---------- Dataset excerpt

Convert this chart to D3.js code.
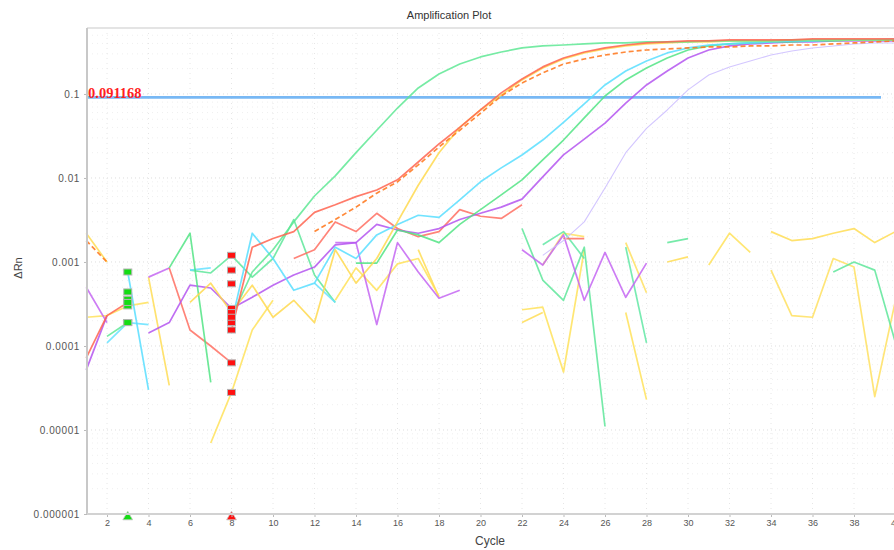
<!DOCTYPE html>
<html>
<head>
<meta charset="utf-8">
<script src="https://cdn.jsdelivr.net/npm/d3@7"></script>
<style>
body { margin: 0; background: #fff; }
.axis text { font-family: "Liberation Sans", Arial, sans-serif; fill: #555; }
.axis path { display: none; }
.axis line { stroke: #bbb; }
</style>
</head>
<body>
<script>
// cycles on the x axis
var cycles = d3.range(1, 41);

// delta Rn per cycle, null where the value drops to zero or below
var greenEarly = [null, 1.3e-4, 1.9e-4, null, null, null, null, 2.2e-4, 7.6e-4, 1.4e-3,
    3.0e-3, 6.1e-3, 0.0106, 0.020, 0.037, 0.068, 0.118, 0.173, 0.227, 0.276,
    0.316, 0.353, 0.373, 0.383, 0.394, 0.405, 0.405, 0.416, 0.416, 0.416,
    0.428, 0.428, 0.428, 0.428, 0.44, 0.44, 0.44, 0.44, 0.44, 0.44];
var red = [7.2e-5, 2.3e-4, 3.3e-4, null, null, null, null, 1.55e-4, 1.5e-3, 1.9e-3,
    2.3e-3, 3.9e-3, 4.8e-3, 6.0e-3, 7.2e-3, 9.5e-3, 0.0155, 0.0254, 0.040, 0.0645,
    0.103, 0.151, 0.21, 0.268, 0.316, 0.353, 0.383, 0.405, 0.416, 0.428,
    0.428, 0.44, 0.44, 0.44, 0.44, 0.452, 0.452, 0.452, 0.452, 0.452];
var orange = [1.8e-3, 1.0e-3, null, null, null, null, null, 5.5e-4, null, null,
    null, 2.3e-3, 3.2e-3, 4.5e-3, 6.6e-3, 9.0e-3, 0.0143, 0.0234, 0.037, 0.059,
    0.0946, 0.135, 0.178, 0.227, 0.261, 0.291, 0.316, 0.334, 0.344, 0.353,
    0.363, 0.363, 0.373, 0.373, 0.383, 0.383, 0.394, 0.405, 0.416, 0.428];
var yellow = [null, null, null, null, null, 3.3e-4, 5.6e-4, 2.5e-4, 5.3e-4, 2.2e-4,
    3.5e-4, 1.9e-4, 1.4e-3, 5.6e-4, 1.1e-3, 3.0e-3, 8.2e-3, 0.020, 0.040, 0.0645,
    0.097, 0.147, 0.204, 0.261, 0.308, 0.344, 0.373, 0.394, 0.405, 0.416,
    0.416, 0.428, 0.428, 0.428, 0.44, 0.44, 0.44, 0.44, 0.44, 0.44];
var cyan = [null, null, 7.6e-4, 3.0e-5, null, null, null, 1.9e-4, 2.2e-3, 1.1e-3,
    4.6e-4, 5.6e-4, 1.5e-3, 1.1e-3, 2.1e-3, 2.8e-3, 3.6e-3, 3.4e-3, 5.5e-3, 9.0e-3,
    0.0132, 0.0188, 0.0283, 0.046, 0.076, 0.128, 0.188, 0.247, 0.308, 0.353,
    0.383, 0.394, 0.405, 0.416, 0.428, 0.428, 0.44, 0.44, 0.44, 0.452];
var greenLate = [null, null, null, null, 8.5e-4, 2.2e-3, 3.7e-5, null, null, null,
    null, null, null, 9.7e-4, 9.7e-4, 2.4e-3, 2.1e-3, 1.7e-3, 2.8e-3, 4.2e-3,
    6.3e-3, 9.5e-3, 0.0164, 0.0283, 0.052, 0.0946, 0.147, 0.204, 0.268, 0.334,
    0.373, 0.394, 0.405, 0.416, 0.416, 0.428, 0.428, 0.44, 0.44, 0.44];
var purple = [5.2e-5, 2.3e-4, null, 1.43e-4, 1.9e-4, 5.3e-4, 4.9e-4, 2.8e-4, 3.8e-4, 5.3e-4,
    7.0e-4, 8.7e-4, 1.6e-3, 1.7e-3, 2.8e-3, 2.4e-3, 2.2e-3, 2.5e-3, 3.2e-3, 3.8e-3,
    4.5e-3, 5.6e-3, 0.0103, 0.0188, 0.029, 0.045, 0.078, 0.128, 0.188, 0.268,
    0.334, 0.373, 0.394, 0.405, 0.416, 0.416, 0.428, 0.428, 0.428, 0.428];
var lavender = [null, null, null, null, null, null, null, null, null, null,
    null, null, null, null, null, null, null, null, null, null,
    null, null, 1.2e-3, 1.8e-3, 3.0e-3, 7.6e-3, 0.020, 0.039, 0.0645, 0.112,
    0.168, 0.21, 0.247, 0.291, 0.325, 0.353, 0.373, 0.394, 0.405, 0.405];
var yellowNoise1 = [2.2e-4, 2.3e-4, 3.0e-4, 3.3e-4, null, null, 7.0e-6, 2.8e-5, 1.55e-4, 3.5e-4,
    null, null, 3.5e-4, 8.5e-4, 4.6e-4, 9.5e-4, 1.1e-3, 3.9e-4, null, null,
    null, 2.7e-4, 2.9e-4, 4.9e-5, 1.4e-3, null, 2.5e-4, 2.3e-5, null, null,
    9.2e-4, 2.2e-3, 1.3e-3, null, null, null, null, null, null, null];
var salmon = [null, null, 3.6e-4, null, 8.5e-4, 1.55e-4, 1.0e-4, 6.3e-5, null, null,
    1.1e-3, 1.4e-3, 3.0e-3, 2.3e-3, 3.8e-3, 2.5e-3, 2.0e-3, 2.3e-3, 4.2e-3, 3.5e-3,
    3.3e-3, 4.8e-3, null, 1.9e-3, 1.9e-3, null, null, null, null, null,
    null, null, null, null, null, null, null, null, null, null];
var yellowNoise2 = [2.2e-3, 1.0e-3, null, 6.6e-4, 3.4e-5, null, null, null, null, null,
    null, null, null, null, null, null, 1.4e-3, 3.8e-4, null, null,
    null, 1.9e-4, 2.5e-4, null, null, null, null, null, 1.0e-3, 1.15e-3,
    null, null, null, 2.3e-3, 1.8e-3, 1.9e-3, 2.2e-3, 2.5e-3, 1.7e-3, 2.3e-3];
var greenNoise1 = [null, null, 4.4e-4, null, null, 8.0e-4, 7.4e-4, 1.2e-3, 6.6e-4, 1.1e-3,
    3.2e-3, 7.0e-4, 3.3e-4, null, null, null, null, null, null, null,
    null, 2.5e-3, 6.1e-4, 3.5e-4, 1.5e-3, 1.1e-5, null, null, 1.7e-3, 1.9e-3,
    null, null, null, null, null, null, 7.6e-4, 1.0e-3, 8.0e-4, 1.09e-4];
var purpleNoise = [5.0e-4, 1.9e-4, null, 6.6e-4, 8.5e-4, null, null, 8.0e-4, null, null,
    null, null, 1.7e-3, 1.7e-3, 1.8e-4, 1.7e-3, 7.6e-4, 3.7e-4, 4.6e-4, null,
    null, 1.4e-3, 9.2e-4, 2.1e-3, 3.5e-4, 1.3e-3, 3.8e-4, 9.7e-4, null, null,
    null, null, null, null, null, null, null, null, null, null];
var yellowNoise3 = [null, null, null, null, null, null, null, null, null, null,
    null, null, null, null, null, null, null, null, null, null,
    null, null, 9.2e-4, 2.2e-3, 2.0e-3, null, 1.7e-3, 4.3e-4, null, null,
    null, null, null, 8.0e-4, 2.3e-4, 2.2e-4, 1.1e-3, 8.7e-4, 2.5e-5, 3.5e-4];
var greenNoise2 = [null, null, null, null, null, null, null, null, null, null,
    null, null, null, null, null, null, null, null, null, null,
    null, null, 1.6e-3, 2.3e-3, 1.1e-3, null, 1.5e-3, 1.09e-4, null, null,
    null, null, null, null, null, null, null, null, null, null];
var cyanNoise = [null, 1.09e-4, 1.9e-4, 1.8e-4, null, 8.0e-4, 8.5e-4, null, null, null,
    null, 5.6e-4, 3.3e-4, null, null, null, null, null, null, null,
    null, null, null, null, null, null, null, null, null, null,
    null, null, null, null, null, null, null, null, null, null];

var threshold = 0.091168;
var baselineStart = 3, baselineEnd = 8;

var xTicks = d3.range(2, 41, 2);
var yTicks = [1e-6, 1e-5, 1e-4, 1e-3, 1e-2, 1e-1];
var yTickLabels = ['0.000001', '0.00001', '0.0001', '0.001', '0.01', '0.1'];

var series = [
    {values: yellowNoise1, color: '#ffe25a'},
    {values: yellowNoise2, color: '#ffdd55'},
    {values: yellowNoise3, color: '#ffe060'},
    {values: greenNoise1, color: '#5ee69a'},
    {values: greenNoise2, color: '#62e8a4'},
    {values: purpleNoise, color: '#c466f2'},
    {values: cyanNoise, color: '#66e2ff'},
    {values: salmon, color: '#ff6e62'},
    {values: lavender, color: '#cbbcff', width: 1.1},
    {values: purple, color: '#b455f0'},
    {values: greenLate, color: '#52e485'},
    {values: cyan, color: '#58deff'},
    {values: yellow, color: '#ffd94f'},
    {values: greenEarly, color: '#5ee894'},
    {values: red, color: '#ff6450'},
    {values: orange, color: '#ff7418', dash: '5,3'}
];

var width = 894, height = 550;
var plotLeft = 87, plotTop = 28, plotBottom = 514;

var x = d3.scaleLinear()
    .domain([1, 40])
    .range([86.25, 895.5]);

var y = d3.scaleLog()
    .domain([1e-6, 0.61])
    .range([plotBottom, plotTop]);

var svg = d3.select('body')
    .append('svg')
    .attr('width', width)
    .attr('height', height);

// grid
var minor = [];
yTicks.forEach(function(t) {
    for (var k = 2; k < 10; k++) {
        if (t * k < 0.61) minor.push(t * k);
    }
});

svg.append('g').selectAll('line')
    .data(minor)
    .enter().append('line')
    .attr('x1', plotLeft).attr('x2', width)
    .attr('y1', function(d) { return y(d); })
    .attr('y2', function(d) { return y(d); })
    .attr('stroke', '#efefef')
    .attr('stroke-dasharray', '1,4');

svg.append('g').selectAll('line')
    .data(yTicks)
    .enter().append('line')
    .attr('x1', plotLeft).attr('x2', width)
    .attr('y1', function(d) { return y(d); })
    .attr('y2', function(d) { return y(d); })
    .attr('stroke', '#dedede')
    .attr('stroke-dasharray', '1,3');

svg.append('g').selectAll('line')
    .data(xTicks)
    .enter().append('line')
    .attr('x1', function(d) { return x(d); })
    .attr('x2', function(d) { return x(d); })
    .attr('y1', plotTop).attr('y2', plotBottom)
    .attr('stroke', '#e6e6e6')
    .attr('stroke-dasharray', '1,4');

// frame
svg.append('line')
    .attr('x1', plotLeft).attr('x2', width)
    .attr('y1', plotTop).attr('y2', plotTop)
    .attr('stroke', '#e4e4e4').attr('stroke-width', 2);

// threshold
svg.append('line')
    .attr('x1', plotLeft).attr('x2', 881)
    .attr('y1', y(threshold)).attr('y2', y(threshold))
    .attr('stroke', '#78b8f4')
    .attr('stroke-width', 2.6);

// curves
var line = d3.line()
    .defined(function(d) { return d != null; })
    .x(function(d, i) { return x(cycles[i]); })
    .y(function(d) { return y(d); });

svg.append('g').selectAll('path')
    .data(series)
    .enter().append('path')
    .attr('d', function(s) { return line(s.values); })
    .attr('fill', 'none')
    .attr('stroke', function(s) { return s.color; })
    .attr('stroke-width', function(s) { return s.width || 1.7; })
    .attr('stroke-dasharray', function(s) { return s.dash || null; })
    .attr('stroke-opacity', 0.85)
    .attr('stroke-linejoin', 'round');

svg.append('text')
    .attr('x', 88)
    .attr('y', y(threshold) + 1)
    .style('font-family', '"Liberation Serif", "Times New Roman", serif')
    .style('font-size', '14.5px')
    .style('font-weight', 'bold')
    .attr('fill', '#ff1f1f')
    .text(threshold.toString());

// baseline start / end markers
function markers(cycle, color) {
    var pts = series.filter(function(s) { return s.values[cycle - 1] != null; });
    svg.append('g').selectAll('rect')
        .data(pts)
        .enter().append('rect')
        .attr('x', x(cycle) - 4)
        .attr('y', function(s) { return y(s.values[cycle - 1]) - 3; })
        .attr('width', 8)
        .attr('height', 6)
        .attr('fill', color)
        .attr('stroke', '#b4b4b4')
        .attr('stroke-width', 1);
    svg.append('path')
        .attr('d', d3.symbol().type(d3.symbolTriangle).size(42)())
        .attr('transform', 'translate(' + x(cycle) + ',' + (plotBottom + 3) + ')')
        .attr('fill', color)
        .attr('stroke', '#c8c8c8')
        .attr('stroke-width', 0.8);
}
markers(baselineStart, '#14dc14');
markers(baselineEnd, '#ff1010');

// axes
svg.append('g')
    .attr('class', 'axis')
    .attr('transform', 'translate(' + plotLeft + ',0)')
    .call(d3.axisLeft(y).tickValues(yTicks)
        .tickFormat(function(d, i) { return yTickLabels[i]; })
        .tickSize(3).tickPadding(4))
    .selectAll('text')
    .style('font-size', '10px')
    .style('letter-spacing', '0.6px');

svg.append('g')
    .attr('class', 'axis')
    .attr('transform', 'translate(0,' + plotBottom + ')')
    .call(d3.axisBottom(x).tickValues(xTicks).tickSize(3).tickPadding(3))
    .selectAll('text')
    .style('font-size', '9px');

svg.append('line')
    .attr('x1', plotLeft).attr('x2', plotLeft)
    .attr('y1', plotTop).attr('y2', plotBottom)
    .attr('stroke', '#c8c8c8').attr('stroke-width', 2);

svg.append('line')
    .attr('x1', plotLeft).attr('x2', width)
    .attr('y1', plotBottom).attr('y2', plotBottom)
    .attr('stroke', '#d2d2d2').attr('stroke-width', 2);

// titles
svg.append('text')
    .attr('x', 449).attr('y', 19)
    .style('text-anchor', 'middle')
    .style('font-family', '"Liberation Sans", Arial, sans-serif')
    .style('font-size', '11px')
    .attr('fill', '#333')
    .text('Amplification Plot');

svg.append('text')
    .attr('x', 490).attr('y', 545)
    .style('text-anchor', 'middle')
    .style('font-family', '"Liberation Sans", Arial, sans-serif')
    .style('font-size', '12px')
    .attr('fill', '#444')
    .text('Cycle');

svg.append('text')
    .attr('transform', 'rotate(-90)')
    .attr('x', -268).attr('y', 22)
    .style('text-anchor', 'middle')
    .style('font-family', '"Liberation Sans", Arial, sans-serif')
    .style('font-size', '11px')
    .attr('fill', '#444')
    .text('ΔRn');
</script>
</body>
</html>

--------------------

Task to carry out – Restate the data word for word from its first line through the line with "var cycles = d3.range(1, 41);", leaving out any picture along the way.

Answer to this task –
Convert this chart to D3.js code.
<!DOCTYPE html>
<html>
<head>
<meta charset="utf-8">
<script src="https://cdn.jsdelivr.net/npm/d3@7"></script>
<style>
body { margin: 0; background: #fff; }
.axis text { font-family: "Liberation Sans", Arial, sans-serif; fill: #555; }
.axis path { display: none; }
.axis line { stroke: #bbb; }
</style>
</head>
<body>
<script>
// cycles on the x axis
var cycles = d3.range(1, 41);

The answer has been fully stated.